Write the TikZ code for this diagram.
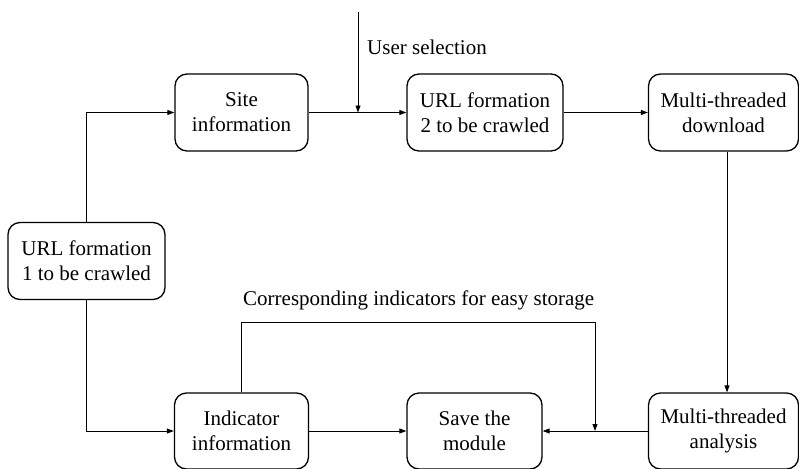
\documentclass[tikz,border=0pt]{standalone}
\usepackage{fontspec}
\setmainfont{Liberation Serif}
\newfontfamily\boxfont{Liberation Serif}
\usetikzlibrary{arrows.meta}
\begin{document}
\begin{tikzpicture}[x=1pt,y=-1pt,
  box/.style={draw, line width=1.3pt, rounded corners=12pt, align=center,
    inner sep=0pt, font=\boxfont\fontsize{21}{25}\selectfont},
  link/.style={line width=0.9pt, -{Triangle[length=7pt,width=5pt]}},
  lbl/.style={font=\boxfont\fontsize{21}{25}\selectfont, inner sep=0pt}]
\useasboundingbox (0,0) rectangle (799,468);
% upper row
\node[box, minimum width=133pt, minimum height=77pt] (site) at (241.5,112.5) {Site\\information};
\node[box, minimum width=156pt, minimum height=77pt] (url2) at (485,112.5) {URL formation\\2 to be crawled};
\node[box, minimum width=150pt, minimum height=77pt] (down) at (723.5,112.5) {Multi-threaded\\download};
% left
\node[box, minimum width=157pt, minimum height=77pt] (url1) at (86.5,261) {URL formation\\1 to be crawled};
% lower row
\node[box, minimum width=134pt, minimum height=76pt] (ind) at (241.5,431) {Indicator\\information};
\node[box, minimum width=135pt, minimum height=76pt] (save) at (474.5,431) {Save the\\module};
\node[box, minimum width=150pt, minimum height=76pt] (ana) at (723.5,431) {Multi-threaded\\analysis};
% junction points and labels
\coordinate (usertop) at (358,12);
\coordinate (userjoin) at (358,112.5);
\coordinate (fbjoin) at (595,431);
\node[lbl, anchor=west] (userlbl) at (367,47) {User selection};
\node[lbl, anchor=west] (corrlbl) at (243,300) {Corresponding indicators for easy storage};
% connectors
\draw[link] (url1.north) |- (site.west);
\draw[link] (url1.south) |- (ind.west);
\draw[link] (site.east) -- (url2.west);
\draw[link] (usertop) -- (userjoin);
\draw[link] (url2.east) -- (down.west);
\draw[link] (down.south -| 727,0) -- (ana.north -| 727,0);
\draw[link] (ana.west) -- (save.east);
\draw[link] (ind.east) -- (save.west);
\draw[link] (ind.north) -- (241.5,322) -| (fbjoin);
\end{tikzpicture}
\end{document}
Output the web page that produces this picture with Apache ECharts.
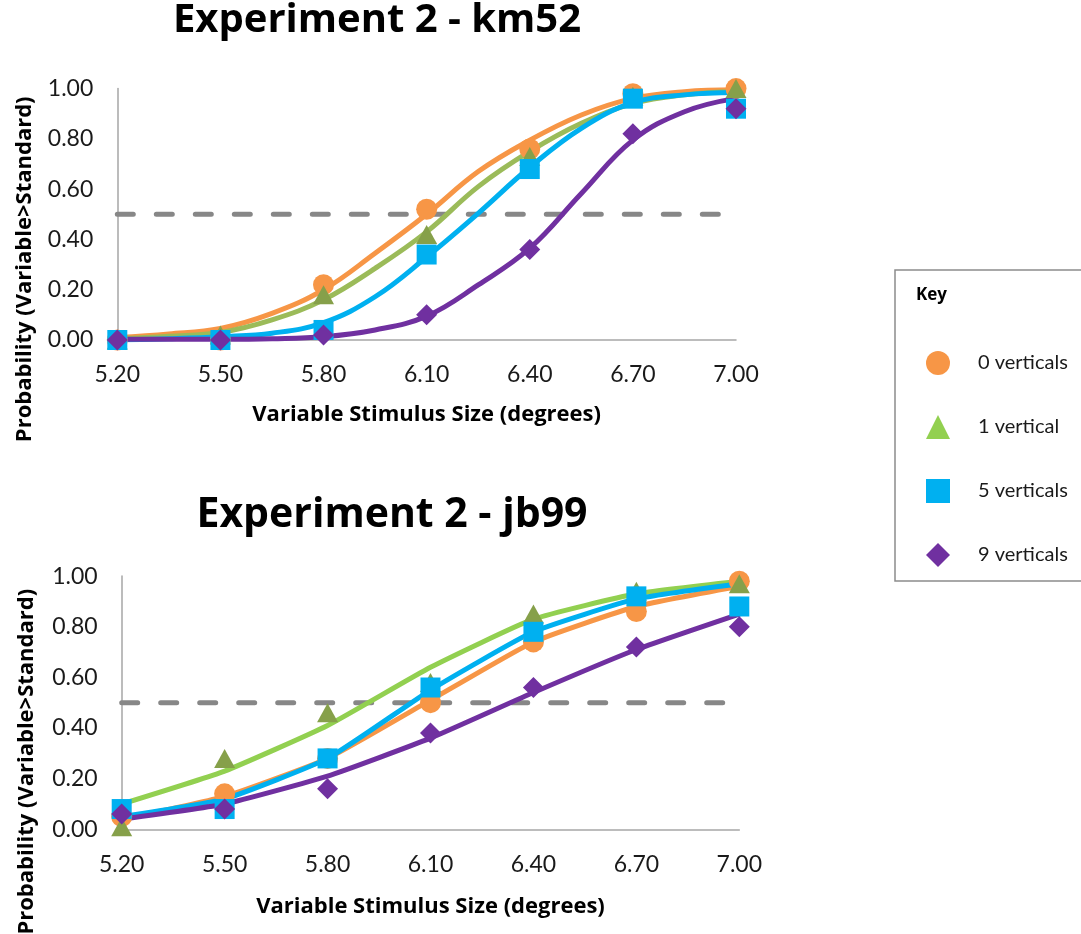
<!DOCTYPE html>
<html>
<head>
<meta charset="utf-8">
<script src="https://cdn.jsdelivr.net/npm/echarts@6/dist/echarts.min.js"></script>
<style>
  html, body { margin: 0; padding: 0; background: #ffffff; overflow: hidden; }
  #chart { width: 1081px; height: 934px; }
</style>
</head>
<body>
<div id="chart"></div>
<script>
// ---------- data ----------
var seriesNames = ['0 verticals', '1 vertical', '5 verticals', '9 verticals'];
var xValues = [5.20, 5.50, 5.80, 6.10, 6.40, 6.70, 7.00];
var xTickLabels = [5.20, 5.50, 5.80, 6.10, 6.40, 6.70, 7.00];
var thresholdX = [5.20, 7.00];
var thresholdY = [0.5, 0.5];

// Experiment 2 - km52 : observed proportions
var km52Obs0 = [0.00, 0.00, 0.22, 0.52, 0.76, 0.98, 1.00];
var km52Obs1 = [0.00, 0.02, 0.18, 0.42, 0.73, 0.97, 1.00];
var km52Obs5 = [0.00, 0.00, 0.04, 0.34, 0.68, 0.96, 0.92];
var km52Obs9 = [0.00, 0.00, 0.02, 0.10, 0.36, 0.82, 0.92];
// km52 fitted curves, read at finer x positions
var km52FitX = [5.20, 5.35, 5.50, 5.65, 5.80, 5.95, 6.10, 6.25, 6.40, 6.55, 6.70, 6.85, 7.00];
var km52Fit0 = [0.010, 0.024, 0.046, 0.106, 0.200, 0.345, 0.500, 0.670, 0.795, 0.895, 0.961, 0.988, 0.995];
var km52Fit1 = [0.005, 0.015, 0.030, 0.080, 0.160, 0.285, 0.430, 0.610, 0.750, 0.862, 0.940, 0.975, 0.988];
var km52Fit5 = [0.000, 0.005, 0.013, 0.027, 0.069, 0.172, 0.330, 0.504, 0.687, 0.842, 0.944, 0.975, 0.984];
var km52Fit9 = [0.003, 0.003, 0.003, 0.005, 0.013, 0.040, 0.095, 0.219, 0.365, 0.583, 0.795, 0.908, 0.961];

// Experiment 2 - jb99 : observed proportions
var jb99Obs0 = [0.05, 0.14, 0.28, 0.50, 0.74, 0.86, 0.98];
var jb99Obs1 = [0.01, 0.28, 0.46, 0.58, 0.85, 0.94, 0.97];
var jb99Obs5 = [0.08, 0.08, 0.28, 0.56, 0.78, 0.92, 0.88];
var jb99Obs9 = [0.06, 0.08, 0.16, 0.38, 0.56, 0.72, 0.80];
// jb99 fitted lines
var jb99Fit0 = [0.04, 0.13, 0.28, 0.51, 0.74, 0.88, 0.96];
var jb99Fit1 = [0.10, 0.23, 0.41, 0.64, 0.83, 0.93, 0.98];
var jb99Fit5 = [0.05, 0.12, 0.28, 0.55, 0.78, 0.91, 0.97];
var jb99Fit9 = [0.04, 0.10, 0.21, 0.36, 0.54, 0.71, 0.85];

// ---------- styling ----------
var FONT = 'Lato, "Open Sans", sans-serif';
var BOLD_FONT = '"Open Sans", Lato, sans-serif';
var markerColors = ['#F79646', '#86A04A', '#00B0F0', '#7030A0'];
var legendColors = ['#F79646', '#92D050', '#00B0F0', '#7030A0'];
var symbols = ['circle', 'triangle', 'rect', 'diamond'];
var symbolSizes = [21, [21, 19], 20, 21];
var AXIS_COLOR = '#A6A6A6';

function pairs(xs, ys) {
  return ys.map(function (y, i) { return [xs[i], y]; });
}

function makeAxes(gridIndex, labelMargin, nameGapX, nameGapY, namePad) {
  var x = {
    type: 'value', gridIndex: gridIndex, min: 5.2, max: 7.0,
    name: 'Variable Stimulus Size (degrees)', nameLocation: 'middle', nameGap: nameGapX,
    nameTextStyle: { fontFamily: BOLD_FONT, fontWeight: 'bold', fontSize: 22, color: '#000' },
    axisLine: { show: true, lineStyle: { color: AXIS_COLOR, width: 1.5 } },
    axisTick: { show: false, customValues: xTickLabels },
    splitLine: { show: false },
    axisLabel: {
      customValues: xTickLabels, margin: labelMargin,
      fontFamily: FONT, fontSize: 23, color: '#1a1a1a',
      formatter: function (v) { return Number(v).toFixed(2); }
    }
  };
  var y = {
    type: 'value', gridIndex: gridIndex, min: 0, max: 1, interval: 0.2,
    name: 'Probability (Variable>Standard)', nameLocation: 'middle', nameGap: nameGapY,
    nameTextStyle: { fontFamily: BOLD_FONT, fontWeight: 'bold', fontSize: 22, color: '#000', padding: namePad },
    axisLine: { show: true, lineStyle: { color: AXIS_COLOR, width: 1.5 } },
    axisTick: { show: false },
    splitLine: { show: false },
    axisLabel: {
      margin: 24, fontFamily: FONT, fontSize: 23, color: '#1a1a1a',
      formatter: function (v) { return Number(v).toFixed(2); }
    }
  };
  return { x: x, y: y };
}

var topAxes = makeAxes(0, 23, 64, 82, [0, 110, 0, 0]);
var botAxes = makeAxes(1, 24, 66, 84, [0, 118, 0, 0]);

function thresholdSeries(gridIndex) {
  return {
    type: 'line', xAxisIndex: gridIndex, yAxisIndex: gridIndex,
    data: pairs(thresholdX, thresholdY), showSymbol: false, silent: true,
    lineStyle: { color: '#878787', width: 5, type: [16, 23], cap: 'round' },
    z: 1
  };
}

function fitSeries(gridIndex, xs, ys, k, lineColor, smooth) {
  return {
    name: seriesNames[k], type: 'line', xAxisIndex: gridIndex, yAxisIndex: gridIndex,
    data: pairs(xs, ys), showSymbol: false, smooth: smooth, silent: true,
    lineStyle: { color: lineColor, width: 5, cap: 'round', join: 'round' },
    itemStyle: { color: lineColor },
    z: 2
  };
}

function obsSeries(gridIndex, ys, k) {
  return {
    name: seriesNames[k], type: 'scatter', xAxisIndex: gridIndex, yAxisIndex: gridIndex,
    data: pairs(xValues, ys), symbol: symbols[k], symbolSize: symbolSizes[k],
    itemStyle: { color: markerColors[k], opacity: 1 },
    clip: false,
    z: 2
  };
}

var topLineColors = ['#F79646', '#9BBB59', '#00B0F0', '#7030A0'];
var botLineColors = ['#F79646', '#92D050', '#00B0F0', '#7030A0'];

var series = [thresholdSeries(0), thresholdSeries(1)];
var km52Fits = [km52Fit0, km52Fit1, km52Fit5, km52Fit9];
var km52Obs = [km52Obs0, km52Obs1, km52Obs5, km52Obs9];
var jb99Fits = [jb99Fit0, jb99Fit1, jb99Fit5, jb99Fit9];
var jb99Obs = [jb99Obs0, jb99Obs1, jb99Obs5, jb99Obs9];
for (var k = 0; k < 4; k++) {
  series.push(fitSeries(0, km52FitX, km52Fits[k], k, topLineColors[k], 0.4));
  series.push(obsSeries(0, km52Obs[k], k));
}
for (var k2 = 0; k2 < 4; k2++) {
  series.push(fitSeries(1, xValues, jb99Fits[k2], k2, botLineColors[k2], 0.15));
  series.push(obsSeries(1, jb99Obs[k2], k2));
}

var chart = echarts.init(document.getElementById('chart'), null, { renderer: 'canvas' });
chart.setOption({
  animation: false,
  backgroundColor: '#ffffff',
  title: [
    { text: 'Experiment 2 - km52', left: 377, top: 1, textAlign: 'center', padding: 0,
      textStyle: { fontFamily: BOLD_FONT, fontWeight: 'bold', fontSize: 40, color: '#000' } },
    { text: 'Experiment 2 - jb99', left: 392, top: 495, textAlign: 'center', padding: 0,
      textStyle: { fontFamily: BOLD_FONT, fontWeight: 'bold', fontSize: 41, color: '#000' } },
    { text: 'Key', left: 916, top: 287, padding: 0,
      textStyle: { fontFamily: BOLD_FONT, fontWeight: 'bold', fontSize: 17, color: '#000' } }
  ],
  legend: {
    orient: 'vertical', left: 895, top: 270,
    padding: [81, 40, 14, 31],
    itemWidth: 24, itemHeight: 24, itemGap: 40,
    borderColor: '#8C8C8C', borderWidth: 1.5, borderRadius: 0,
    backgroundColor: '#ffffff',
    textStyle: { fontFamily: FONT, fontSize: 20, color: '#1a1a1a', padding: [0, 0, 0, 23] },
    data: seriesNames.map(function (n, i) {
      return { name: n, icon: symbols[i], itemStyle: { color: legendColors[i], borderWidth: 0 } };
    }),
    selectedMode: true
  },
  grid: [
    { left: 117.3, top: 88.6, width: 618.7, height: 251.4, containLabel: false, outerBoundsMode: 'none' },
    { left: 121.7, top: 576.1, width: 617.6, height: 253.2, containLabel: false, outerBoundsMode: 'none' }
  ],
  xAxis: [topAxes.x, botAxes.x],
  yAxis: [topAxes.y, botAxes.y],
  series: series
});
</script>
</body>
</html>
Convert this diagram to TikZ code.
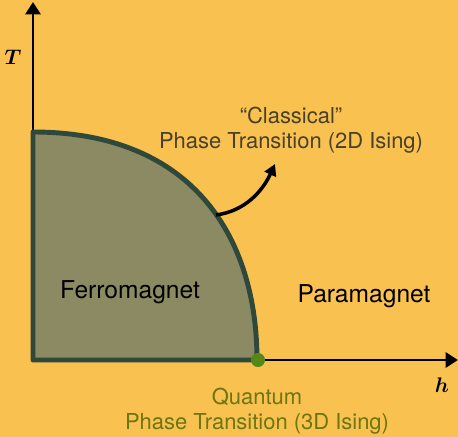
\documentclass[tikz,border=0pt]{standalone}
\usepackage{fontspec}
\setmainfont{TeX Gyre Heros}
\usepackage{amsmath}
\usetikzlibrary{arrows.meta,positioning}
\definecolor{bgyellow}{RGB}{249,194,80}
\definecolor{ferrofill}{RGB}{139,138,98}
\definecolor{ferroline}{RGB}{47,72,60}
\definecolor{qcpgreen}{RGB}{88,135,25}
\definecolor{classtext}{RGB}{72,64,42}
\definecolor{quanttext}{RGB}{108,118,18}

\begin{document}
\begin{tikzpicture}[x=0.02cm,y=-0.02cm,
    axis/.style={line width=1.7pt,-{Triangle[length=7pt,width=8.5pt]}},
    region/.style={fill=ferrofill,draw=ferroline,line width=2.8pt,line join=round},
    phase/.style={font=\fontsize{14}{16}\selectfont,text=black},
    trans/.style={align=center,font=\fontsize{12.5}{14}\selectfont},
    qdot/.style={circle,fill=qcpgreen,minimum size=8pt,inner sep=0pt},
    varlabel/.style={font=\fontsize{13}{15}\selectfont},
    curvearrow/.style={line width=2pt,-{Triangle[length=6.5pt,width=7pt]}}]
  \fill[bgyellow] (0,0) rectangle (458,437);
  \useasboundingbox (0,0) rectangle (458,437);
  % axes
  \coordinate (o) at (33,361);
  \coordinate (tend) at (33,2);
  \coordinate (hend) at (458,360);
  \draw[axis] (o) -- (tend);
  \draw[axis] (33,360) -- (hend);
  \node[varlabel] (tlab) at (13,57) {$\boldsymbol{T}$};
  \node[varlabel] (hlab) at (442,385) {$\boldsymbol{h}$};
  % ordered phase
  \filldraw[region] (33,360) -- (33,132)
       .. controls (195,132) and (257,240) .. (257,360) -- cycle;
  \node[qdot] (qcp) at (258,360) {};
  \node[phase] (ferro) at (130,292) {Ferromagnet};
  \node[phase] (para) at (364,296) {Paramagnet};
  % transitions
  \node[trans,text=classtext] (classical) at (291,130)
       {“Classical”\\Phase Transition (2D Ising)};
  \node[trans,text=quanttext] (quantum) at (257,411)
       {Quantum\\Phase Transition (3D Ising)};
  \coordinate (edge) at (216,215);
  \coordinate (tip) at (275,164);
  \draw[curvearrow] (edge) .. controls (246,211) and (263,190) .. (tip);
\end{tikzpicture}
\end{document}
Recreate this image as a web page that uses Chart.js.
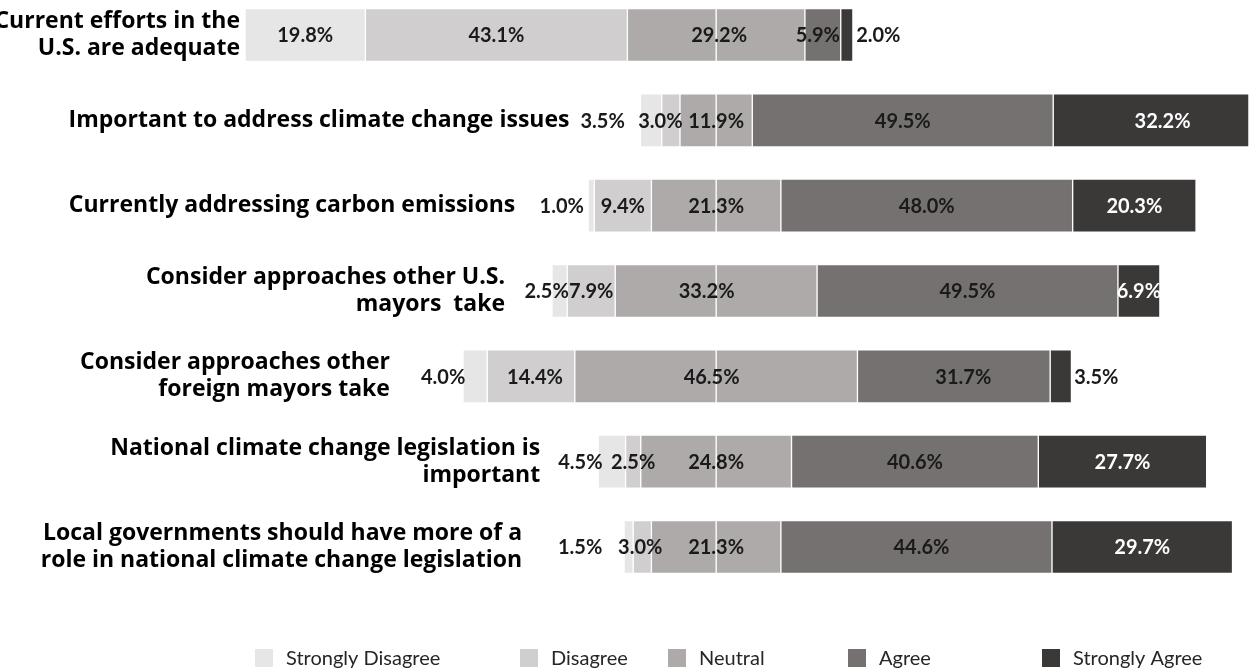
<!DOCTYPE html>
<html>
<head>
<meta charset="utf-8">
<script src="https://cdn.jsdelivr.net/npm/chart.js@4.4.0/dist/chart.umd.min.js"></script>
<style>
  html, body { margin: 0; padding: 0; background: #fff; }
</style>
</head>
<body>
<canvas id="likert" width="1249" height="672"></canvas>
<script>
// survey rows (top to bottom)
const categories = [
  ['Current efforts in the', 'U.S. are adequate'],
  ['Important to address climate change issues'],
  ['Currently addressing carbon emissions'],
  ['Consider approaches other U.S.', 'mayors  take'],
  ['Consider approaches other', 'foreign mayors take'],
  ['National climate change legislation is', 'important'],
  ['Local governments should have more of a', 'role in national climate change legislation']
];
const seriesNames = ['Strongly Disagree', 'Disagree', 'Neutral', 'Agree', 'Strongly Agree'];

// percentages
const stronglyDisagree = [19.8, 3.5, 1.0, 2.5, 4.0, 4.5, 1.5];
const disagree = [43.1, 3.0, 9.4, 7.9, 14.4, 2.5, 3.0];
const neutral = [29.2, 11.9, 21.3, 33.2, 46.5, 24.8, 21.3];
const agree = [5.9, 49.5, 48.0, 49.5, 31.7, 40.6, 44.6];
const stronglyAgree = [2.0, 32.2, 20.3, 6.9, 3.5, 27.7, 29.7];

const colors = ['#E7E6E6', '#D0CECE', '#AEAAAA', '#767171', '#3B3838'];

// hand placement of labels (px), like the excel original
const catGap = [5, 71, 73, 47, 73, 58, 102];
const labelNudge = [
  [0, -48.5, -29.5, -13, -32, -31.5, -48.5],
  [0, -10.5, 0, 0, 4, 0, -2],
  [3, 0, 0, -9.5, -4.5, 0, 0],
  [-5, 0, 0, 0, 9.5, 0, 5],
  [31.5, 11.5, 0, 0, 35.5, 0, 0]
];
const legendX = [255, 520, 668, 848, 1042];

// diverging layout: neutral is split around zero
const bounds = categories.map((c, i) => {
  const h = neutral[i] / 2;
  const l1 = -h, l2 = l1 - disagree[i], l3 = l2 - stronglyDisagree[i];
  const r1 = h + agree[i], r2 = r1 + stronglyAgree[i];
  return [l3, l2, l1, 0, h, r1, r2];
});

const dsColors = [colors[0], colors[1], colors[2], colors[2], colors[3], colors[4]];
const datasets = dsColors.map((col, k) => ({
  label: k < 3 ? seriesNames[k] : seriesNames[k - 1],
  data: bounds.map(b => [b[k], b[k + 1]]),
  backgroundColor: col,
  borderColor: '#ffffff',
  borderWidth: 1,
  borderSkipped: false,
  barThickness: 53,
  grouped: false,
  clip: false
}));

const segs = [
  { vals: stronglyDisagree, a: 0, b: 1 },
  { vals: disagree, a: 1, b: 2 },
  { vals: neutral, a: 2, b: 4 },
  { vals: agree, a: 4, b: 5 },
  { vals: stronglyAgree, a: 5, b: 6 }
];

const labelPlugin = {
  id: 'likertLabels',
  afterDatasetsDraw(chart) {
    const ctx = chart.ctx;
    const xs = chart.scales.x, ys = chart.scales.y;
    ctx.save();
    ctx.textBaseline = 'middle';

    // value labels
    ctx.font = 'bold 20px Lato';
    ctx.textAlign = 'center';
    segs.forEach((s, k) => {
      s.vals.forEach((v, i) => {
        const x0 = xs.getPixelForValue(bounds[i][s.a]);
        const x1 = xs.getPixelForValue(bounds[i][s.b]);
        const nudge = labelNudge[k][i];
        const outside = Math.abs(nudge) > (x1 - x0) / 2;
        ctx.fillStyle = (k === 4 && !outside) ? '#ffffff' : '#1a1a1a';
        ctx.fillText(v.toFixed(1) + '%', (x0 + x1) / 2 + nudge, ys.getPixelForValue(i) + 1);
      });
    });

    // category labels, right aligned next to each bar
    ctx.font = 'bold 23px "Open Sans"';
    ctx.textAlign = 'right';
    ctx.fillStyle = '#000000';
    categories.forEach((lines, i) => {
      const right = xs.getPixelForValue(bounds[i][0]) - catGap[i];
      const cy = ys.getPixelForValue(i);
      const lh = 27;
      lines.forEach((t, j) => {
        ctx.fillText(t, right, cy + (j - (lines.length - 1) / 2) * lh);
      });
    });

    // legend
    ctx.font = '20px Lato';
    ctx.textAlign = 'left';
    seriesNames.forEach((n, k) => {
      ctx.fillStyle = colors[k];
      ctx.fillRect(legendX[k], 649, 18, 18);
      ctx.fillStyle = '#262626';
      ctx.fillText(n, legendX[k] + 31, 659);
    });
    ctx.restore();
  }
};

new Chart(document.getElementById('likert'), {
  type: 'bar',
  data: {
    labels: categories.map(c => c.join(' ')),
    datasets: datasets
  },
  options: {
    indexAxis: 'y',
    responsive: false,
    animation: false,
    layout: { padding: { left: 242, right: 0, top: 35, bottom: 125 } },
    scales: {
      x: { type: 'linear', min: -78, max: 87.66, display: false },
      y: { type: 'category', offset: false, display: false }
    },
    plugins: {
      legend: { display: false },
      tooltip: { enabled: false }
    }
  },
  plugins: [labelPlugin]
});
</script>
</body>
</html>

▸ Exercise task: Begin with the line where "Output the web" appears and end with the line where "var thresholdY = [0.5, 0.5];" appears. Copy only that stretch, exactly, with no pictures.

▸ Reply to the task:
Output the web page that produces this picture with Apache ECharts.
<!DOCTYPE html>
<html>
<head>
<meta charset="utf-8">
<script src="https://cdn.jsdelivr.net/npm/echarts@6/dist/echarts.min.js"></script>
<style>
  html, body { margin: 0; padding: 0; background: #ffffff; overflow: hidden; }
  #chart { width: 1081px; height: 934px; }
</style>
</head>
<body>
<div id="chart"></div>
<script>
// ---------- data ----------
var seriesNames = ['0 verticals', '1 vertical', '5 verticals', '9 verticals'];
var xValues = [5.20, 5.50, 5.80, 6.10, 6.40, 6.70, 7.00];
var xTickLabels = [5.20, 5.50, 5.80, 6.10, 6.40, 6.70, 7.00];
var thresholdX = [5.20, 7.00];
var thresholdY = [0.5, 0.5];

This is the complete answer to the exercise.